Staff AI Development Engineer (Enterprise AI Ecosystem)

About the job

As a Staff AI Development Engineer, you will be a lead architect in the design and implementation of our proprietary internal AI framework. You will move beyond simple "prompt engineering" to build robust, stateful, and cyclic multi-agent systems using LangGraph and LangChain. This is a high-impact software engineering role. You will not rely on rigid, off-the-shelf agent frameworks (like AutoGen or CrewAI). Instead, you will use low-level primitives to architect custom control flows, enabling LLMs to reason, plan, and execute complex tasks across Qualcomm’s massive engineering data landscape. You will define how agents maintain state, handle interrupts, and interact with internal APIs, setting the standard for AI application development across the company.

Responsibilities

1. Advanced Agentic Architecture

Custom Workflow Design: Architect and implement complex, cyclic AI workflows using LangGraph. Design state machines that enable agents to plan, execute, reflect, and retry tasks autonomously.

State Management: Engineer robust persistence layers (checkpointers) to manage long-running agent conversations, enabling "human-in-the-loop" interactions where users can guide or correct agent behavior mid-flight.

Multi-Agent Orchestration: Build custom orchestration layers where specialized agents (e.g., "Code Reviewer," "Doc Searcher," "Test Generator") collaborate via defined graph edges and conditional routing logic.

2.Framework & Tool Development

Internal SDK Evolution: Contribute core features to Qualcomm’s internal Python AI SDK, simplifying how other teams consume LLMs, embeddings, and vector stores.

Tool Abstraction: Develop standardized interfaces (based on LangChain tools) that allow agents to securely interact with enterprise systems (Jira, GitLab, SQL Databases, Proprietary APIs).

Graph-Based RAG: Go beyond simple semantic search by implementing GraphRAG and advanced retrieval strategies. Build pipelines that combine vector search with knowledge graph traversals to answer complex engineering queries.

3.Production Engineering & Scalability

Asynchronous Python: Write high-performance, non-blocking Python code using asyncio to handle concurrent agent execution and high-throughput token streaming.

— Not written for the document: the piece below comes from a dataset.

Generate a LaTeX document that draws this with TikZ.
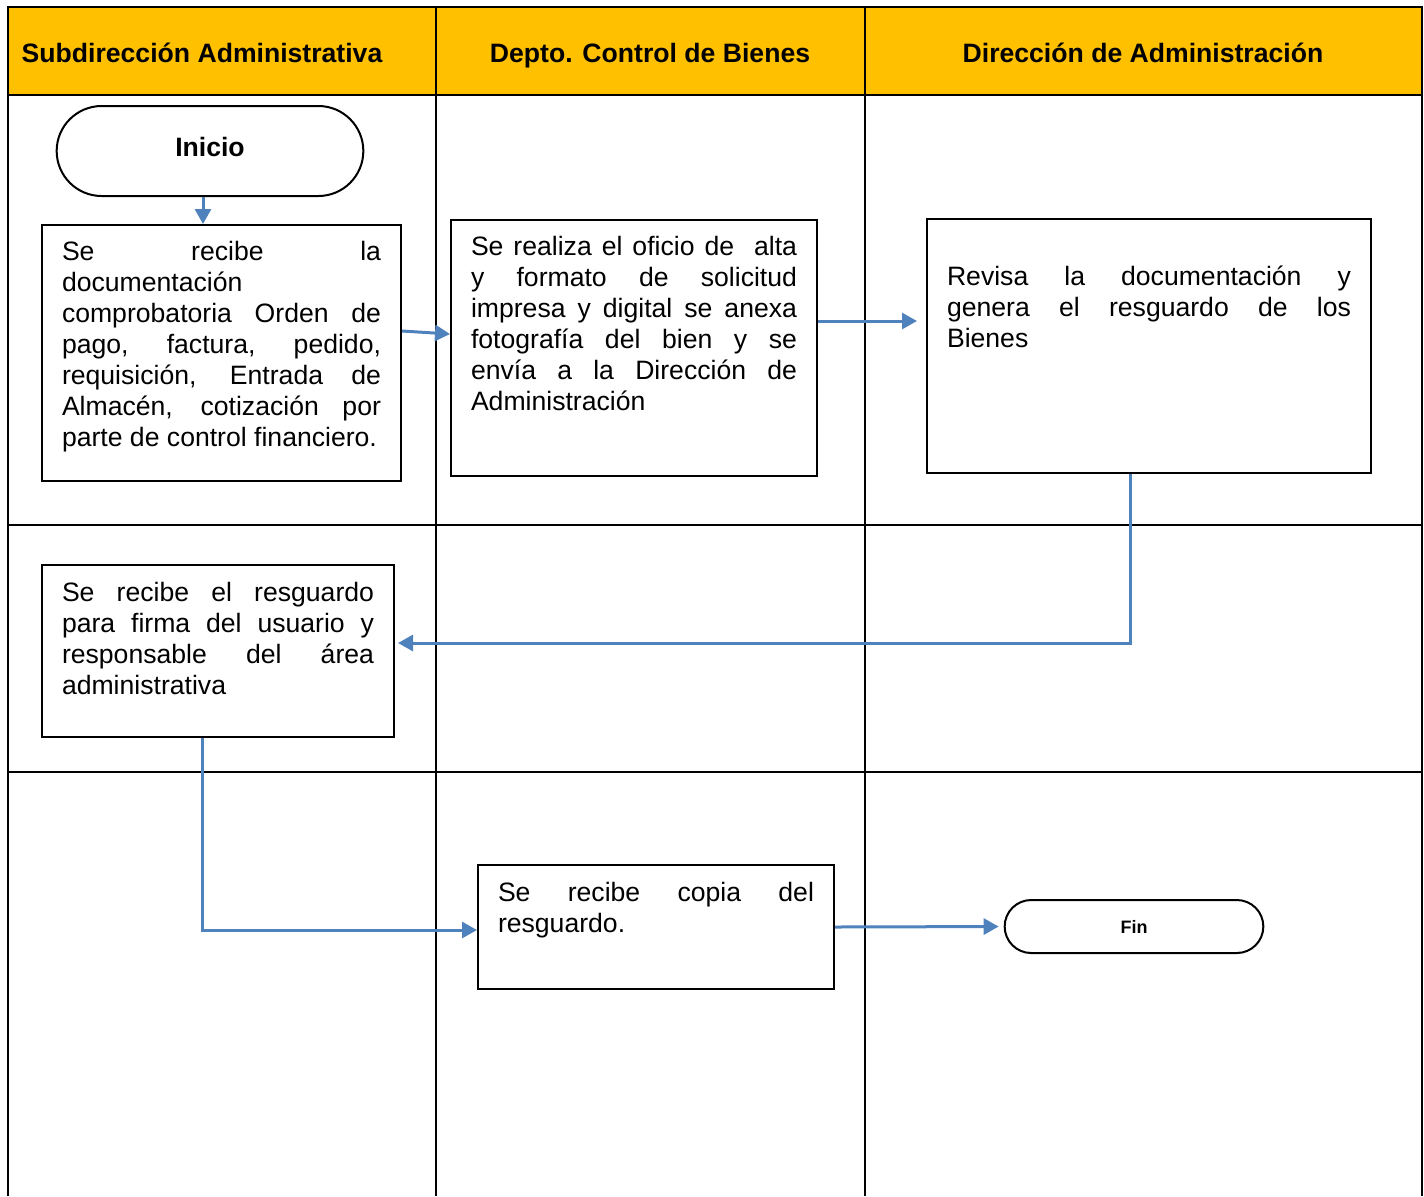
\documentclass[tikz,border=0pt]{standalone}
\usepackage{fontspec}
\setmainfont{Liberation Sans}
\usetikzlibrary{shapes.misc,positioning,arrows.meta,calc}

\definecolor{carril}{HTML}{FFC000}
\definecolor{flujo}{HTML}{4F81BD}
\hyphenpenalty=10000

\begin{document}
\begin{tikzpicture}[x=0.5pt,y=-0.5pt,
  >={Triangle[length=7.5pt,width=8pt]},
  every node/.style={font=\fontsize{13.3}{15.5}\selectfont},
  encabezado/.style={anchor=base,font=\fontsize{13.3}{15.5}\selectfont\bfseries},
  proceso/.style={draw,line width=1pt,anchor=north west,align=justify,
    inner xsep=10pt,inner ysep=8pt,text height=10pt},
  terminal/.style={draw,rounded rectangle,line width=1pt},
  flecha/.style={->,draw=flujo,line width=1.5pt},
  ]
	\useasboundingbox (0,0) rectangle (1424,1196);
	% carriles
	\fill [carril] (8,7) rectangle (1422,95);
	\draw [line width=1.2pt] (8,1196) -- (8,7) -- (1422,7) -- (1422,1196);
	\foreach \x in {436,865} \draw [line width=1.2pt] (\x,7) -- (\x,1196);
	\foreach \y in {95,525,772} \draw [line width=1.2pt] (8,\y) -- (1422,\y);
	\node [encabezado] (h1) at (202,62) {Subdirección Administrativa};
	\node [encabezado] (h2) at (650,62) {Depto. Control de Bienes};
	\node [encabezado] (h3) at (1143,62) {Dirección de Administración};
	% pasos
	\node [terminal,minimum width=160pt,minimum height=45pt,text depth=4pt,font=\fontsize{13.3}{15.5}\selectfont\bfseries] (inicio) at (210,151) {Inicio};
	\node [proceso,text width=159.5pt,text height=9.5pt,text depth=102.5pt] (b1) at (41,224)
	  {Se recibe la\linebreak documentación\linebreak comprobatoria Orden de\linebreak pago, factura, pedido,\linebreak requisición, Entrada de\linebreak Almacén, cotización por\linebreak parte de control financiero.};
	\node [proceso,text width=163pt,text height=9.5pt,text depth=102.5pt] (b2) at (450,219)
	  {Se realiza el oficio de \ alta\linebreak y formato de solicitud\linebreak impresa y digital se anexa\linebreak fotografía del bien y se\linebreak envía a la Dirección de\linebreak Administración};
	\node [proceso,text width=202pt,text height=25pt,text depth=86pt] (b3) at (926,218)
	  {Revisa la documentación y\linebreak genera el resguardo de los\linebreak Bienes};
	\node [proceso,text width=156pt,text depth=60pt] (b4) at (41,564)
	  {Se recibe el resguardo\linebreak para firma del usuario y\linebreak responsable del área\linebreak administrativa};
	\node [proceso,text width=158pt,text depth=36pt] (b5) at (477,864)
	  {Se recibe copia del\linebreak resguardo.};
	\node [terminal,minimum width=136pt,minimum height=26.5pt,font=\fontsize{9}{11}\selectfont\bfseries] (fin) at (1134,926.5) {Fin};
	% flujo
	\coordinate (s2) at ([yshift=13.5pt]b2.east);
	\draw [flecha] ([xshift=-3.5pt]inicio.south) -- ([xshift=-3.5pt]inicio.south |- b1.north);
	\draw [flecha] ([yshift=11pt]b1.east) -- ([yshift=7pt]b2.west);
	\draw [flecha,shorten >=4.5pt] (s2) -- (s2 -| b3.west);
	\draw [flecha,shorten >=1.5pt] ([xshift=-9.5pt]b3.south) |- ([yshift=4pt]b4.east);
	\draw [flecha] ([xshift=-8pt]b4.south) |- ([yshift=-1.5pt]b5.west);
	\draw [flecha,shorten >=2.5pt] (b5.east) -- (fin.west);
\end{tikzpicture}
\end{document}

API Design: Expose agent workflows via FastAPI microservices, ensuring strict typing (Pydantic), validation, and comprehensive open-api documentation.

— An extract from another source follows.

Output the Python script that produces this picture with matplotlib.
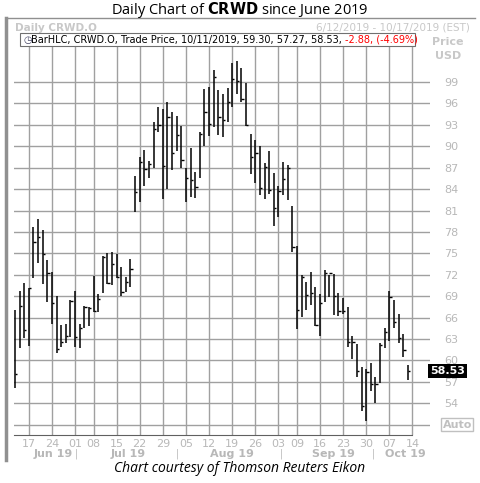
import numpy as np
import matplotlib.pyplot as plt

# daily high / low / close (trading-day index order)
highs = [67.1, 69.7, 70.8, 70.1, 78.7, 79.8, 78.3, 74.1, 72.4, 69.0, 65.0, 65.1, 68.5, 69.7, 65.1,
         67.6, 67.5, 71.8, 69.3, 74.6, 75.0, 75.2, 74.9, 73.1, 71.7, 74.2, 85.8, 88.5, 89.5, 87.9,
         93.4, 95.5, 95.2, 96.2, 94.8, 94.2, 92.8, 87.0, 89.8, 86.4, 92.0, 98.0, 98.3, 100.7, 97.9,
         97.3, 98.2, 101.7, 101.9, 101.0, 98.9, 91.7, 90.9, 90.0, 87.7, 89.3, 86.3, 84.4, 87.8, 87.4,
         81.6, 76.0, 72.0, 71.0, 72.4, 70.3, 69.3, 72.7, 72.0, 72.1, 69.5, 68.7, 67.5, 63.4, 62.3,
         59.1, 58.8, 59.6, 57.7, 62.4, 64.5, 69.7, 68.5, 66.5, 63.7, 59.30]
lows = [56.1, 61.7, 63.1, 62.0, 71.5, 73.6, 70.7, 68.2, 65.1, 61.0, 61.9, 62.4, 63.3, 61.9, 61.7,
        64.5, 64.8, 66.8, 66.8, 69.4, 70.7, 70.6, 71.5, 69.0, 69.6, 70.3, 80.8, 82.2, 84.4, 85.6,
        87.0, 92.0, 82.6, 84.0, 86.7, 89.3, 87.0, 82.2, 82.9, 82.8, 85.6, 90.0, 91.4, 92.7, 91.6,
        91.3, 93.4, 95.5, 97.3, 96.2, 92.8, 86.1, 84.9, 83.2, 82.6, 83.3, 78.8, 80.1, 83.2, 82.5,
        75.2, 64.4, 66.1, 67.1, 67.8, 64.8, 63.4, 68.2, 68.9, 66.4, 66.2, 66.5, 61.9, 60.2, 57.7,
        52.9, 51.5, 55.7, 54.0, 56.8, 61.7, 62.7, 64.5, 62.4, 60.5, 57.27]
closes = [58.1, 67.6, 64.3, 70.1, 76.6, 77.3, 74.9, 72.2, 68.0, 61.6, 62.6, 63.4, 68.3, 63.3, 64.5,
          67.5, 67.3, 66.9, 68.6, 74.5, 70.8, 73.5, 71.7, 69.6, 71.0, 72.8, 83.6, 87.8, 86.8, 87.5,
          92.4, 93.0, 87.2, 94.1, 89.1, 91.6, 88.1, 85.6, 85.3, 84.3, 91.7, 94.8, 93.1, 99.7, 94.1,
          93.7, 96.2, 99.4, 99.1, 96.6, 93.0, 88.5, 89.1, 84.2, 87.1, 83.9, 81.4, 83.7, 85.4, 87.0,
          75.9, 67.1, 71.7, 69.2, 69.5, 65.0, 68.1, 72.3, 72.3, 69.0, 66.9, 66.9, 62.6, 62.6, 58.5,
          53.6, 58.4, 56.7, 56.7, 62.2, 64.0, 68.9, 65.4, 63.1, 61.5, 58.53]

week_pos = [3, 8, 13, 17, 22, 27, 32, 37, 42, 47, 52, 57, 61, 66, 71, 76, 81, 86]
week_labels = ['17', '24', '01', '08', '15', '22', '29', '05', '12', '19', '26',
               '03', '09', '16', '23', '30', '07', '14']
month_pos = [8.2, 24.5, 47, 69, 84.5]
month_labels = ['Jun 19', 'Jul 19', 'Aug 19', 'Sep 19', 'Oct 19']
month_sep = [13.2, 35.2, 57.6, 77.5]
price_ticks = list(range(54, 100, 3))

W, H = 481, 483
fig = plt.figure(figsize=(W / 100, H / 100), dpi=100)
ax = fig.add_axes([14 / W, 1 - 435 / H, (430 - 14) / W, (435 - 38) / H])

gray = '#a0a0a0'
x = np.arange(len(highs))
ax.vlines(x, lows, highs, color='black', lw=1.1)
ax.hlines(closes, x, x + 0.5, color='black', lw=1)

ax.set_xlim(-0.2, 89.8)
ax.set_ylim(49.56, 99 + (82 - 38) / 7.14)
for p in price_ticks + [51]:
    ax.axhline(p, color=gray, lw=1, zorder=0)
for p in week_pos:
    ax.axvline(p, color=gray, lw=1, zorder=0)

for s in ['top', 'right', 'left']:
    ax.spines[s].set_visible(False)
ax.spines['bottom'].set_color('#606060')
ax.spines['bottom'].set_bounds(-0.2, 86)
ax.set_xticks(week_pos)
ax.set_xticklabels(week_labels, color='#b8b8b8', fontsize=8)
ax.tick_params(axis='x', length=0, pad=3)
ax.yaxis.tick_right()
ax.set_yticks(price_ticks)
ax.set_yticklabels([str(p) for p in price_ticks], color='#b8b8b8', fontsize=8)
ax.tick_params(axis='y', length=0, pad=10)
for p, lab in zip(month_pos, month_labels):
    ax.text(p, -0.048, lab, transform=ax.get_xaxis_transform(), ha='center', va='center',
            color='#b8b8b8', fontsize=8, fontweight='bold')
for p in month_sep:
    ax.text(p, -0.048, '|', transform=ax.get_xaxis_transform(), ha='center', va='center',
            color='#b8b8b8', fontsize=7)

# last price box
ax.text(1.0, closes[-1], f'{closes[-1]:.2f}', transform=ax.get_yaxis_transform(), ha='left',
        va='center', color='white', fontsize=8, fontweight='bold',
        bbox=dict(facecolor='black', edgecolor='none', pad=1.5))
ax.text(1.03, 51, 'Auto', transform=ax.get_yaxis_transform(), ha='left', va='center',
        color='#c0c0c0', fontsize=8, fontweight='bold',
        bbox=dict(facecolor='white', edgecolor='#c0c0c0', pad=1))

# frame and header texts
fig.add_artist(plt.Line2D([6 / W, 6 / W], [1 - 18 / H, 1 - 460 / H], color='#909090', lw=2.5))
fig.add_artist(plt.Line2D([6 / W, 475 / W], [1 - 18 / H, 1 - 18 / H], color='#909090', lw=1))
fig.text(240 / W, 1 - 10 / H, 'Daily Chart of $\\bf{CRWD}$ since June 2019', ha='center',
         va='center', fontsize=10.5, family='Open Sans')
fig.text(15 / W, 1 - 28 / H, 'Daily CRWD.O', color='#c8c8c8', fontsize=7.5, fontweight='bold',
         va='center')
fig.text(470 / W, 1 - 28 / H, '6/12/2019 - 10/17/2019 (EST)', color='#c8c8c8', fontsize=7.5,
         ha='right', va='center')
fig.text(448 / W, 1 - 42 / H, 'Price', color='#c8c8c8', fontsize=8, fontweight='bold',
         ha='center', va='center')
fig.text(448 / W, 1 - 56 / H, 'USD', color='#c8c8c8', fontsize=8, fontweight='bold',
         ha='center', va='center')
fig.add_artist(plt.Rectangle((20 / W, 1 - 46 / H), 395 / W, 13 / H, facecolor='white',
                             edgecolor='#707070', lw=0.8))
t = fig.text(31 / W, 1 - 40 / H, 'BarHLC, CRWD.O, Trade Price, 10/11/2019, 59.30, 57.27, 58.53, ',
             fontsize=7, va='center')
fig.canvas.draw()
bb = t.get_window_extent(fig.canvas.get_renderer())
fig.text(bb.x1 / W, 1 - 40 / H, '-2.88, (-4.69%)', color='red', fontsize=7, va='center')
fig.text(23 / W, 1 - 40 / H, '◷', fontsize=7, va='center', color='#404060')
fig.text(240 / W, 1 - 468 / H, 'Chart courtesy of Thomson Reuters Eikon', ha='center',
         va='center', fontsize=10, style='italic', family='Open Sans')

fig.savefig('out.png', dpi=100)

Evaluation & Observability: Design "LLM-as-a-Judge" evaluation pipelines to measure the efficacy of custom agent graphs. Implement tracing (e.g., LangSmith or internal equivalents) to debug complex chains of thought.

4.Technical Leadership

Pattern Definition: Define and document design patterns for agentic AI (e.g., Plan-and-Solve, ReAct, Map-Reduce) for the wider engineering organization.

Mentorship: Serve as a technical mentor to Senior and Junior engineers, conducting rigorous code reviews and driving best practices in Python software design and AI safety.

Qualifications

Minimum

• Bachelor's degree in Engineering, Information Systems, Computer Science, or related field and 4+ years of Software Engineering or related work experience.

Master's degree in Engineering, Information Systems, Computer Science, or related field and 3+ years of Software Engineering or related work experience.

PhD in Engineering, Information Systems, Computer Science, or related field and 2+ years of Software Engineering or related work experience.

• 2+ years of work experience with Programming Language such as C, C++, Java, Python, etc.

Preferred

Master’s or PhD in Computer Science or Artificial Intelligence.

Advanced RAG: Experience implementing Hybrid Search (Keyword + Semantic), Re-ranking (Cross-Encoders), or Parent-Child document retrieval strategies.

Graph Theory: Academic or practical understanding of graph theory, finite state machines (FSM), and their application to AI control flow.

Database Expertise: Hands-on experience with Vector Databases (Milvus, Qdrant, Chroma) and Graph Databases (Neo4j).

DevOps/MLOps: Familiarity with Docker, Kubernetes, and CI/CD pipelines for deploying AI applications.

Evaluation Frameworks: Experience with frameworks like Ragas or DeepEval for quantifying RAG and Agent performance.